Configuring the server root CA certificate secret

You create this secret if your Apache Kafka brokers use TLS encryption with certificates signed by a private CA. You can use TLS encryption for VPC, SASL/SCRAM, SASL/PLAIN, or mTLS authentication.

The server root CA certificate secret requires a field that contains the Apache Kafka broker's root CA certificate in PEM format. The following example shows the structure of the secret.

{ "certificate": "-----BEGIN CERTIFICATE----- MIID7zCCAtegAwIBAgIBADANBgkqhkiG9w0BAQsFADCBmDELMAkGA1UEBhMCVVMx EDAOBgNVBAgTB0FyaXpvbmExEzARBgNVBAcTClNjb3R0c2RhbGUxJTAjBgNVBAoT HFN0YXJmaWVsZCBUZWNobm9sb2dpZXMsIEluYy4xOzA5BgNVBAMTMlN0YXJmaWVs ZCBTZXJ2aWNlcyBSb290IENlcnRpZmljYXRlIEF1dG... -----END CERTIFICATE-----"

Network configuration

If you are using a self managed Apache Kafka environment that uses private VPC connectivity, EventBridge must have access to the Amazon Virtual Private Cloud (Amazon VPC) resources associated with your Apache Kafka brokers. To access the VPC of your Apache Kafka cluster, EventBridge requires outbound internet access for the subnets of your source. For public subnets this must be a managed NAT gateway. For private subnets it can be a NAT gateway, or your own NAT. Ensure that the NAT has a public IP address and can connect to the internet.

Configure your Amazon VPC security groups with the following rules (at minimum):

  • Inbound rules – Allow all traffic on the Apache Kafka broker port (9092 for plaintext, 9094 for TLS, 9096 for SASL, 9098 for IAM) for the security groups specified for your source.

  • Outbound rules – Allow all traffic on port 443 for all destinations.
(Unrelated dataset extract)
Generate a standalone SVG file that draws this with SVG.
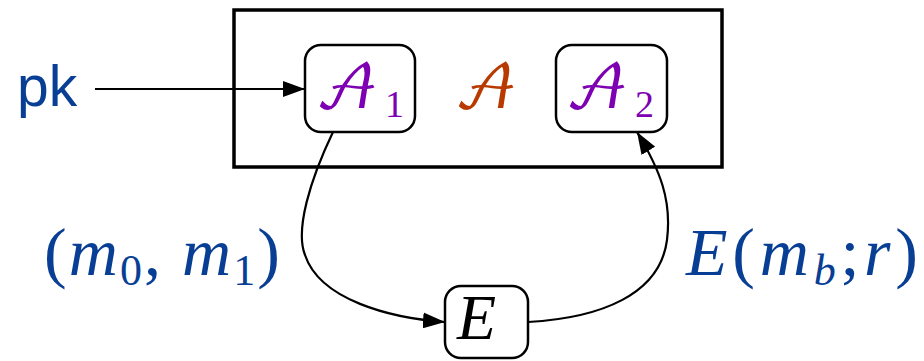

Allow all traffic on the Apache Kafka broker port (9092 for plaintext, 9094 for TLS, 9096 for SASL, 9098 for IAM) for the security groups specified for your source.

Consumer auto scaling with Apache Kafka sources

When you initially create an Apache Kafka source, EventBridge allocates one consumer to process all partitions in the Kafka topic. Each consumer has multiple processors running in parallel to handle increased workloads. Additionally, EventBridge automatically scales up or down the number of consumers, based on workload. To preserve message ordering in each partition, the maximum number of consumers is one consumer per partition in the topic.

In one-minute intervals, EventBridge evaluates the consumer offset lag of all the partitions in the topic. If the lag is too high, the partition is receiving messages faster than EventBridge can process them. If necessary, EventBridge adds or removes consumers from the topic. The scaling process of adding or removing consumers occurs within three minutes of evaluation.

If your target is overloaded, EventBridge reduces the number of consumers. This action reduces the workload on the function by reducing the number of messages that consumers can retrieve and send to the function.